== Data lines ==

• • • •

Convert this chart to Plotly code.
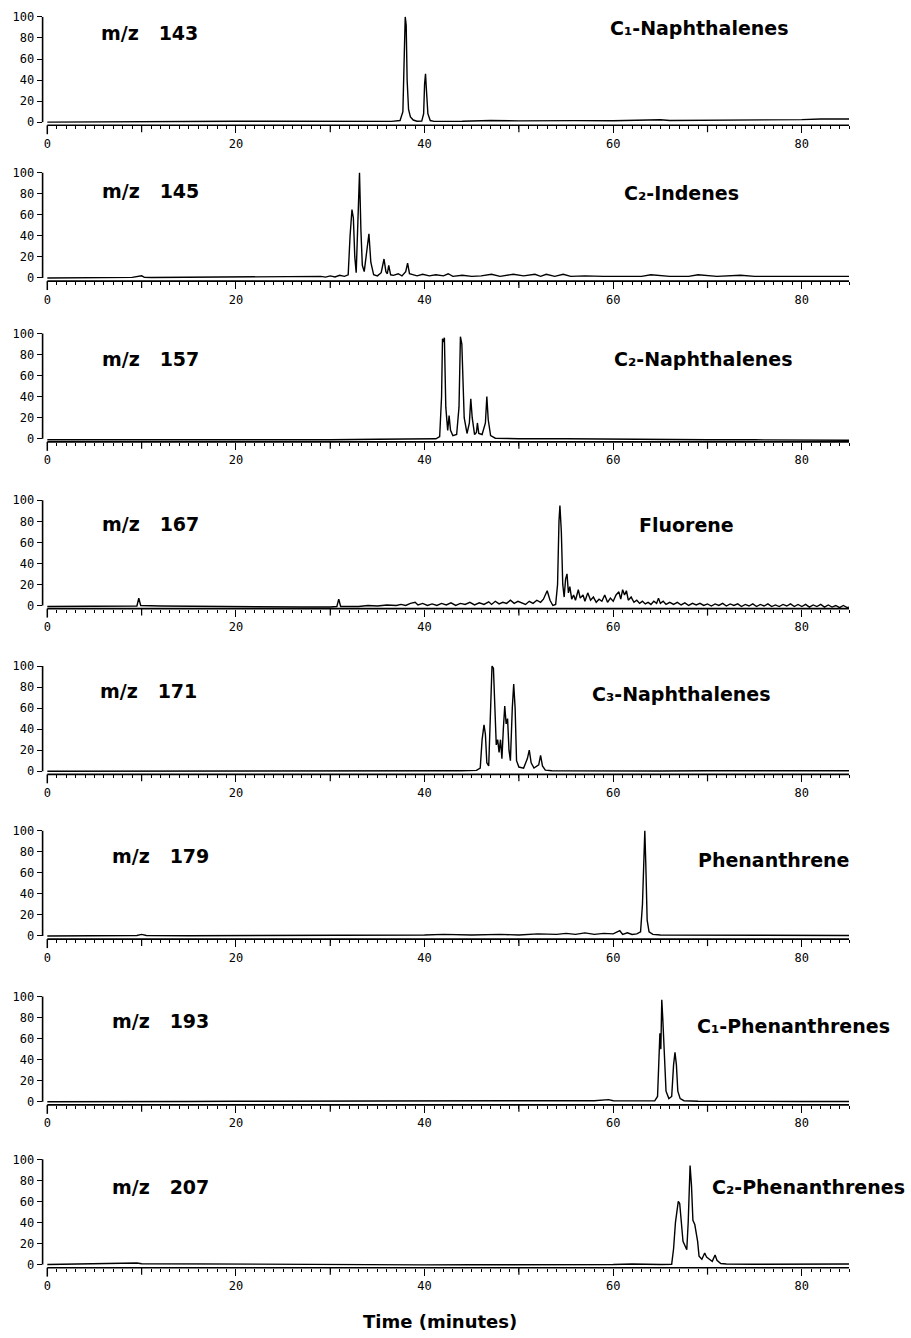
import plotly.graph_objects as go

# ---------------- data (time in minutes, relative intensity %) ----------------
panel_mz = ["m/z\u00a0\u00a0\u00a0143", "m/z\u00a0\u00a0\u00a0145", "m/z\u00a0\u00a0\u00a0157", "m/z\u00a0\u00a0\u00a0167",
            "m/z\u00a0\u00a0\u00a0171", "m/z\u00a0\u00a0\u00a0179", "m/z\u00a0\u00a0\u00a0193", "m/z\u00a0\u00a0\u00a0207"]
panel_names = ["C\u2081-Naphthalenes", "C\u2082-Indenes", "C\u2082-Naphthalenes", "Fluorene",
               "C\u2083-Naphthalenes", "Phenanthrene", "C\u2081-Phenanthrenes", "C\u2082-Phenanthrenes"]

x_tick_vals = [0, 20, 40, 60, 80]
x_tick_text = ["0", "20", "40", "60", "80"]
x_mid_ticks = [10, 30, 50, 70]
y_tick_vals = [0, 20, 40, 60, 80, 100]
y_tick_text = ["0", "20", "40", "60", "80", "100"]

mz143 = [(0, 0), (4, 0.3), (8, 0.5), (12, 0.8), (16, 0.6), (20, 0.9), (24, 0.8), (28, 0.6), (32, 0.5), (35, 0.6),
         (36.5, 0.7), (37.4, 1.5), (37.7, 10), (37.85, 65), (37.95, 100), (38.05, 92), (38.15, 40), (38.3, 12),
         (38.5, 5), (38.8, 2), (39.2, 0.8), (39.7, 1), (39.9, 8), (40.0, 36), (40.1, 46), (40.2, 30), (40.35, 8),
         (40.6, 1.5), (41, 0.7), (44, 0.8), (47, 1.6), (50, 1.2), (53, 1.5), (56, 1.4), (60, 1.3), (64, 1.6),
         (65, 2.2), (66, 1.5), (70, 1.6), (75, 1.7), (80, 2.4), (82, 3), (85, 3)]

mz145 = [(0, 0), (3, 0), (6, 0.3), (9, 0.5), (10, 2), (10.3, 0.5), (11, 0.4), (15, 0.6), (20, 0.4), (25, 0.7),
         (28, 0.8), (29, 1.5), (29.5, 0.8), (30, 2), (30.5, 1), (31, 2.5), (31.5, 1.5), (31.9, 3), (32.1, 40),
         (32.3, 65), (32.45, 57), (32.6, 20), (32.75, 5), (32.85, 36), (32.95, 60), (33.1, 100), (33.25, 45),
         (33.4, 12), (33.6, 6), (33.9, 25), (34.1, 42), (34.3, 15), (34.6, 3), (35, 2), (35.4, 5), (35.7, 18),
         (35.9, 6), (36.05, 4), (36.2, 12), (36.4, 3), (36.7, 2.5), (37.2, 4), (37.6, 2), (38.0, 6), (38.2, 14),
         (38.4, 4), (38.7, 3), (39.2, 2), (39.8, 3.5), (40.5, 2), (41.2, 3), (42, 2), (42.5, 4), (43, 1.5),
         (44, 2.5), (45, 1.5), (46, 2), (47.1, 3.5), (48, 1.5), (49.4, 3.5), (50.5, 2), (51.7, 3.5), (52.3, 1.5),
         (52.9, 3.5), (53.8, 1.5), (54.7, 3.5), (55.5, 1.5), (57, 2), (59, 1.5), (61, 1.8), (63, 1.5), (64, 3),
         (66, 1.5), (68, 1.5), (69, 3), (71, 1.5), (73.5, 2.5), (75, 1.5), (78, 1.5), (81, 1.5), (85, 1.5)]

mz157 = [(0, -1), (5, -1), (10, -1), (15, -1), (20, -1.5), (25, -1), (30, -1), (35, -0.5), (38, 0), (40, 0),
         (41.2, 0), (41.6, 2), (41.8, 40), (41.9, 95), (42.0, 92), (42.1, 96), (42.25, 30), (42.45, 8), (42.6, 22),
         (42.75, 8), (43.0, 3), (43.4, 4), (43.65, 30), (43.8, 97), (43.95, 90), (44.2, 20), (44.5, 5), (44.75, 15),
         (44.9, 38), (45.05, 20), (45.3, 4), (45.5, 6), (45.6, 15), (45.75, 5), (46.1, 4), (46.45, 15), (46.6, 40),
         (46.75, 18), (47.0, 3), (47.5, 0.5), (50, 0), (55, 0), (60, -0.5), (65, -0.5), (70, -1), (75, -1),
         (80, -1), (85, -1.5)]

mz167 = [(0, -1), (3, -1), (6, -1), (9, -0.8), (9.5, -0.5), (9.7, 7), (9.9, 0), (12, -0.5), (15, -0.8), (18, -0.8),
         (21, -1), (24, -1.5), (27, -1.5), (30, -1.5), (30.7, -1), (30.9, 6), (31.1, -1), (33, -1), (34, 0),
         (35, -0.5), (36, 0.5), (37, 0), (37.5, 1), (38, 0), (38.5, 2), (39, 3), (39.3, 0.5), (39.8, 2), (40.3, 0),
         (40.8, 1.5), (41.3, 0), (41.8, 2), (42.3, 0.5), (42.8, 2.5), (43.3, 0), (43.8, 2), (44.3, 1), (44.8, 3),
         (45.3, 0.5), (45.8, 2.5), (46.3, 1), (46.8, 3.5), (47.1, 1), (47.5, 4), (47.9, 1.5), (48.3, 3), (48.7, 2),
         (49.1, 5), (49.5, 2), (49.9, 4), (50.3, 2.5), (50.7, 1), (51.1, 4), (51.5, 2), (51.9, 5), (52.3, 3),
         (52.6, 6), (53.0, 14), (53.3, 5), (53.6, 0), (53.9, 1), (54.1, 20), (54.25, 80), (54.35, 95), (54.5, 70),
         (54.65, 20), (54.8, 8), (54.95, 25), (55.1, 30), (55.25, 12), (55.4, 18), (55.6, 6), (55.8, 10), (56.0, 5),
         (56.3, 15), (56.5, 7), (56.8, 10), (57.0, 4), (57.3, 12), (57.6, 5), (57.9, 8), (58.2, 3), (58.5, 6),
         (58.8, 4), (59.1, 10), (59.4, 3), (59.7, 7), (60.0, 4), (60.3, 10), (60.6, 13), (60.8, 6), (61.0, 15),
         (61.2, 10), (61.4, 14), (61.6, 5), (61.9, 8), (62.2, 3), (62.5, 5), (62.8, 2), (63.1, 4), (63.4, 1.5),
         (63.7, 3), (64.0, 1), (64.3, 4), (64.6, 2), (64.8, 7), (65.0, 2), (65.3, 4), (65.6, 1), (66.0, 3),
         (66.4, 1), (66.8, 3), (67.2, 0.5), (67.6, 2.5), (68.0, 0), (68.4, 2), (68.8, 0.5), (69.2, 2), (69.6, 0),
         (70.0, 1.5), (70.4, -0.5), (70.8, 1.5), (71.2, 0), (71.6, 2), (72.0, -0.5), (72.4, 1.5), (72.8, 0),
         (73.2, 1.5), (73.6, -1), (74.0, 1), (74.4, -0.5), (74.8, 1.5), (75.2, -1), (75.6, 1), (76.0, -0.5),
         (76.4, 1.5), (76.8, -1), (77.2, 0.5), (77.6, -1), (78.0, 1), (78.4, -0.5), (78.8, 1.5), (79.2, -1),
         (79.6, 1), (80.0, -1), (80.4, 1), (80.8, -1.5), (81.2, 0.5), (81.6, -1), (82.0, 1), (82.4, -1.5),
         (82.8, 0.5), (83.2, -1.5), (83.6, 0), (84.0, -2), (84.4, 0), (84.8, -2), (85, -1.5)]

mz171 = [(0, 0), (4, 0), (8, 0.3), (12, 0), (16, 0.2), (20, 0), (25, 0), (30, 0.2), (35, 0), (40, 0.3), (44, 0.5),
         (45.5, 0.8), (45.9, 3), (46.1, 30), (46.3, 44), (46.45, 35), (46.6, 8), (46.8, 5), (47.0, 60), (47.15, 100),
         (47.3, 98), (47.45, 55), (47.6, 25), (47.75, 30), (47.9, 18), (48.05, 30), (48.2, 12), (48.35, 40),
         (48.5, 62), (48.65, 45), (48.8, 50), (48.95, 20), (49.1, 10), (49.3, 60), (49.45, 83), (49.6, 60),
         (49.75, 10), (50.0, 4), (50.5, 3), (50.9, 12), (51.1, 20), (51.3, 8), (51.6, 3), (52.1, 6), (52.3, 15),
         (52.5, 5), (52.8, 1), (53.5, 0.5), (56, 0.3), (60, 0.3), (65, 0.2), (70, 0.5), (75, 0.3), (80, 0.3),
         (85, 0.5)]

mz179 = [(0, 0), (5, 0.3), (9.5, 0.5), (10, 1.5), (10.5, 0.5), (15, 0.3), (20, 0.3), (25, 0.5), (30, 0.5),
         (35, 0.8), (40, 1), (42, 1.5), (45, 1), (48, 1.5), (50, 1), (52, 2), (54, 1.5), (55, 2.5), (56, 1.5),
         (57, 3), (58, 1.5), (59, 2.5), (60, 2), (60.7, 5), (61, 1.5), (61.5, 3), (62, 1.5), (62.5, 2), (62.9, 4),
         (63.1, 30), (63.25, 82), (63.35, 100), (63.45, 70), (63.6, 15), (63.8, 4), (64.2, 1.5), (65, 1), (67, 1),
         (70, 0.8), (75, 0.5), (80, 0.5), (85, 0.5)]

mz193 = [(0, 0), (5, 0.3), (10, 0.5), (15, 0.3), (20, 0.5), (25, 0.5), (30, 0.6), (35, 0.5), (40, 0.5), (45, 0.3),
         (50, 0.5), (55, 0.5), (58, 1), (59.5, 2), (60, 1), (61, 0.8), (63, 0.5), (64.4, 0.8), (64.7, 5),
         (64.85, 40), (64.95, 65), (65.05, 50), (65.15, 97), (65.25, 80), (65.35, 60), (65.45, 30), (65.6, 10),
         (65.9, 3), (66.2, 5), (66.4, 35), (66.55, 47), (66.7, 35), (66.85, 10), (67.1, 3), (67.5, 1), (69, 0.5),
         (72, 0.3), (76, 0.3), (80, 0.3), (85, 0.3)]

mz207 = [(0, 0), (5, 0.5), (9.5, 1.5), (10, 0.8), (15, 0.5), (20, 0.2), (25, 0), (30, 0), (35, -0.2), (40, -0.3),
         (45, -0.2), (50, -0.3), (55, -0.3), (60, 0), (62, 0.5), (64, 0), (65, 0), (66.2, 0.3), (66.4, 15),
         (66.6, 40), (66.8, 52), (66.9, 60), (67.05, 58), (67.2, 38), (67.4, 22), (67.6, 18), (67.8, 14),
         (67.95, 40), (68.05, 70), (68.15, 94), (68.3, 75), (68.45, 42), (68.65, 38), (68.8, 30), (68.95, 22),
         (69.1, 8), (69.4, 5), (69.7, 11), (69.9, 7), (70.2, 5), (70.5, 3), (70.8, 9), (71.0, 4), (71.4, 1),
         (72, 0.5), (75, 0.3), (80, 0.3), (85, 0.5)]

series = [mz143, mz145, mz157, mz167, mz171, mz179, mz193, mz207]

# ---------------- layout geometry (pixels) ----------------
W, H = 911, 1338
p100 = [11, 168, 330, 498, 665, 831, 998, 1162]   # pixel row of the 100 tick in each panel
span = 106.0                                      # pixels for 0..100
ppu = span / 100.0
YMIN, YMAX = -3, 101
x_left_px, x_right_px = 42.6, 849.0
XMIN, XMAX = -0.5, 85

name_pos = [(608, 22), (622, 188), (612, 356), (637, 523), (590, 693), (696, 860), (695, 1028), (710, 1190)]
mz_pos = [(99, 27), (100, 186), (100, 356), (100, 522), (98, 690), (110, 856), (110, 1023), (110, 1190)]


def py(p):
    return 1 - p / H


def px(p):
    return p / W


fig = go.Figure()
layout = dict(width=W, height=H, margin=dict(l=0, r=0, t=0, b=0), paper_bgcolor="white",
              plot_bgcolor="white", showlegend=False)
shapes = []
annotations = []
tickfont = dict(family="DejaVu Sans Mono", size=12, color="black")
labfont = dict(family="DejaVu Sans", size=19, color="black")

for i, pts in enumerate(series):
    k = "" if i == 0 else str(i + 1)
    top = p100[i] - (YMAX - 100) * ppu
    bot = p100[i] + span + (0 - YMIN) * ppu
    p0 = p100[i] + span
    fig.add_trace(go.Scatter(x=[p[0] for p in pts], y=[p[1] for p in pts], mode="lines",
                             line=dict(color="black", width=1.4), xaxis="x" + k, yaxis="y" + k,
                             hoverinfo="skip"))
    layout["xaxis" + k] = dict(domain=[px(x_left_px), px(x_right_px)], anchor="y" + k, range=[XMIN, XMAX],
                               showgrid=False, zeroline=False, showline=False, ticks="outside",
                               tickvals=x_tick_vals, ticktext=x_tick_text, ticklen=7, tickwidth=1.2,
                               tickcolor="black", tickfont=tickfont,
                               minor=dict(dtick=1, tick0=0, ticks="outside", ticklen=3, tickwidth=1,
                                          tickcolor="black", showgrid=False))
    layout["yaxis" + k] = dict(domain=[py(bot), py(top)], anchor="x" + k, range=[YMIN, YMAX],
                               showgrid=False, zeroline=False, showline=False, ticks="outside",
                               tickvals=y_tick_vals, ticktext=y_tick_text, ticklen=5, tickwidth=1.2,
                               tickcolor="black", tickfont=tickfont)
    # axis lines
    shapes.append(dict(type="line", xref="paper", yref="paper", x0=px(x_left_px), x1=px(x_left_px),
                       y0=py(p0), y1=py(p100[i]), line=dict(color="black", width=1.6)))
    shapes.append(dict(type="line", xref="paper", yref="paper", x0=px(47.3), x1=px(x_right_px),
                       y0=py(bot), y1=py(bot), line=dict(color="black", width=1.6)))
    shapes.append(dict(type="line", xref="paper", yref="paper", x0=px(47.3), x1=px(47.3),
                       y0=py(bot), y1=py(bot + 9), line=dict(color="black", width=1.5)))
    for t in x_mid_ticks:
        shapes.append(dict(type="line", xref="x" + k, yref="paper", x0=t, x1=t,
                           y0=py(bot), y1=py(bot + 7), line=dict(color="black", width=1.2)))
    annotations.append(dict(text="<b>" + panel_mz[i] + "</b>", xref="paper", yref="paper",
                            x=px(mz_pos[i][0]), y=py(mz_pos[i][1]), xanchor="left", yanchor="middle",
                            showarrow=False, font=labfont))
    annotations.append(dict(text="<b>" + panel_names[i] + "</b>", xref="paper", yref="paper",
                            x=px(name_pos[i][0]), y=py(name_pos[i][1]), xanchor="left", yanchor="middle",
                            showarrow=False, font=labfont))

annotations.append(dict(text="<b>Time (minutes)</b>", xref="paper", yref="paper", x=px(440), y=py(1325),
                        xanchor="center", yanchor="middle", showarrow=False,
                        font=dict(family="DejaVu Sans", size=18, color="black")))

layout["shapes"] = shapes
layout["annotations"] = annotations
fig.update_layout(**layout)
fig.write_html("out.html")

• • • •

== Problem statement ==
Return, unchanged, the lines from the first line of the material through the line that holds "(82, 3), (85, 3)]", inclusive, omitting pictures.

== Task result ==
Convert this chart to Plotly code.
import plotly.graph_objects as go

# ---------------- data (time in minutes, relative intensity %) ----------------
panel_mz = ["m/z\u00a0\u00a0\u00a0143", "m/z\u00a0\u00a0\u00a0145", "m/z\u00a0\u00a0\u00a0157", "m/z\u00a0\u00a0\u00a0167",
            "m/z\u00a0\u00a0\u00a0171", "m/z\u00a0\u00a0\u00a0179", "m/z\u00a0\u00a0\u00a0193", "m/z\u00a0\u00a0\u00a0207"]
panel_names = ["C\u2081-Naphthalenes", "C\u2082-Indenes", "C\u2082-Naphthalenes", "Fluorene",
               "C\u2083-Naphthalenes", "Phenanthrene", "C\u2081-Phenanthrenes", "C\u2082-Phenanthrenes"]

x_tick_vals = [0, 20, 40, 60, 80]
x_tick_text = ["0", "20", "40", "60", "80"]
x_mid_ticks = [10, 30, 50, 70]
y_tick_vals = [0, 20, 40, 60, 80, 100]
y_tick_text = ["0", "20", "40", "60", "80", "100"]

mz143 = [(0, 0), (4, 0.3), (8, 0.5), (12, 0.8), (16, 0.6), (20, 0.9), (24, 0.8), (28, 0.6), (32, 0.5), (35, 0.6),
         (36.5, 0.7), (37.4, 1.5), (37.7, 10), (37.85, 65), (37.95, 100), (38.05, 92), (38.15, 40), (38.3, 12),
         (38.5, 5), (38.8, 2), (39.2, 0.8), (39.7, 1), (39.9, 8), (40.0, 36), (40.1, 46), (40.2, 30), (40.35, 8),
         (40.6, 1.5), (41, 0.7), (44, 0.8), (47, 1.6), (50, 1.2), (53, 1.5), (56, 1.4), (60, 1.3), (64, 1.6),
         (65, 2.2), (66, 1.5), (70, 1.6), (75, 1.7), (80, 2.4), (82, 3), (85, 3)]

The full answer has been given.